Thematic requirements:
The movie needs to bridge the primary theme of the Prometheus trilogy, the nature between creator and creation and the succession of the latter on the former, and the theme of the Alien quadrilogy, which is survival and the dissonance between order and life.
Tone requirements:
For god’s sake, it needs to be scary again. Not only scary in some parts like Covenant, or action-packed like Aliens, but it needs to be truly scary. Prometheus is more heady and plot-driven, much like Alien: Resurrection. Covenant is a mix of horror and action, like Alien3 or Aliens. To finish off the franchise we need to go back to what made it work and what made Alien so great. By reversing the tone of the original series, the Prometheus trilogy has a great chance to bring the entire franchise back full circle if it does it right.
So here’s my pitch for the movie to fix everything.
Opening:
With the Covenant still en route to Origae-6, David (posing as Walter), intercepts a transmission from Weyland-Yutani asking for any knowledge about the Prometheus, as they have received the records from Covenant about their landing on LV-426, as the record, mentioned by Captain Oram in Covenant, has made it to Earth and the response transmission has made it back. David records a response transmission as Walter, stating that he came into contact with a perfect specimen on the planet, but the humans had to be evacuated due to concerns of harming the ecosystem of these specimens and that research will be required to learn more about these “feats of nature.” Cut to Earth at Weyland-Yutani, where two years past, with the Covenant a year away from Origae-6, the transmission is cross-referenced with the data backup of Walter, and it is found that the person in charge of the Covenant is not Walter, but David.
First act:
Five years into the proposed colonization of Origae-6, a ship lands piloted by the backup data of Walter acting as Mother, with another android on the ship, who also has the same face: an android named Michael. Closer to the Terminator than any of the previous androids we have seen; with no emotion and no compassion, Michael is entirely concerned with exterminating David. Michael lands on Origae-6 and finds that David has kept the colonists in cryo-sleep on this planet so he can continue his Xenomorph expeditions using the bodies of the colonists as test subjects. David tries to appeal to Michael’s humanity but fails, and as the two fight, Walter’s system in the computer begins to malfunction. The two dueling androids come to a stop once David releases a deformed and mutated Xenomorph which goes after Michael. In the fight, all three androids and the Xenomorph are aboard this ship when Walter’s consciousness goes offline and it is revealed that the mission was to retrieve David and the Xenomorph for research and damage control. David and Michael both go offline and the entire ship goes into cryo-sleep, effectively freezing the Xenomorph in its place.
Second act:
The ship eventually makes it back to Earth, and to quote Anakin Skywalker, “this is where the fun begins.” As Weyland-Yutani attempts to hold the androids and the failed Xenomorph in place, carnage happens, and we get a movie very similar to the first Alien, a bottle film that takes place in this Weyland facility with David attempting to free the Xenomorph and Michael/Walter attempting to stop him.

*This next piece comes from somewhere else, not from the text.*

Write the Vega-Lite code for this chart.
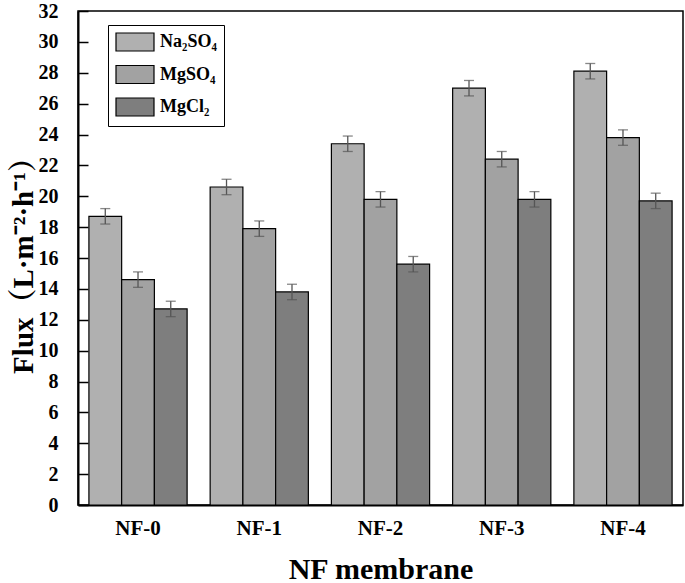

So you’ve got three Michael Fassbenders, one of whom is only a voice, a Xenomorph, and a bunch of young happy people who think they’re making a difference by working for Weyland-Yutani who find out just how expendable they really are when they’re quarantined in the facility with this monster.
Third act:
The Xenomorph has killed most of the humans and has dismembered Michael, but Walter gets one of the human characters to set up David for a trap where Walter’s consciousness is plugged into David, so the two android programs are trying to take over one body (Michael Fassbender gets to act like crazy in this scene, I’m talking Oscar-level acting). Walter wins, and forces the Xenomorph into a rocket that blasts off with him inside it. As they’re in space, Walter finds out that Weyland-Yutani has sent out ten unsuspecting ships to undergo simple cargo jobs, but are actually supposed to touch down on LV-426 without their knowledge. Walter, for the sake of the greater good, destroys all but one of these ships, as the tenth is auto-piloted away from him and is out of his reach. That ship is the Nostromo, piloted by Captain Dallas, and containing warrant officer Ellen Ripley.
Conclusion:
We go back to Origae-6, where the pods start to open now that David cannot keep them shut. The environment is revealed to be inhabitable for the Xenomorphs, but the humans can adapt to the atmosphere, which explains the monstrous deformed Xenomorph from earlier. Daniels and Tennessee from Covenant wake up, terrified, and slowly become relieved to find no trace of David anywhere on the planet. Their colony mission can begin.
So why do I think this works? One, it can be really scary, which is what a good Alien film needs to be. Bringing in the design of a failed Xenomorph could be very interesting, its failures as a creature creating a real threat for the characters instead of some magical beast that can kill anything. And it tonally works with the series, as the Prometheus films have been a rather dour one all the way through, so having this ending that seems like the end of mankind is great, especially when we know that the Nostromo will have Ripley to make sure the Xenomorph never returns to Earth. As well, having the Covenant mission successful brings hope into the franchise after the reveal in Alien: Resurrection that Earth is a decimated wasteland. While they’re horror movies, the Alien franchise has never been one for complete bleakness in its ending. The beast is killed, and usually one person is alive. So having a bit of hope in the colony on Origae-6 is good, and it means that the work done in Prometheus and Covenant wasn’t completely worthless, which it seems it might be. Adding in the themes of disobedience through Walter betraying Weyland-Yutani in this pitch connects it to the four Alien films, as well as his attempted destruction of David’s creation going back to the themes of Prometheus, killing the creation before the creation has a chance to supersede you, like David did with the Engineers. Will this pitch ever be made or will Scott’s final film have anything similar to this? Probably not, but in a perfect world where one lone guy on the internet gets to end one of the most influential sci-fi franchises of all time, this is how I would do it.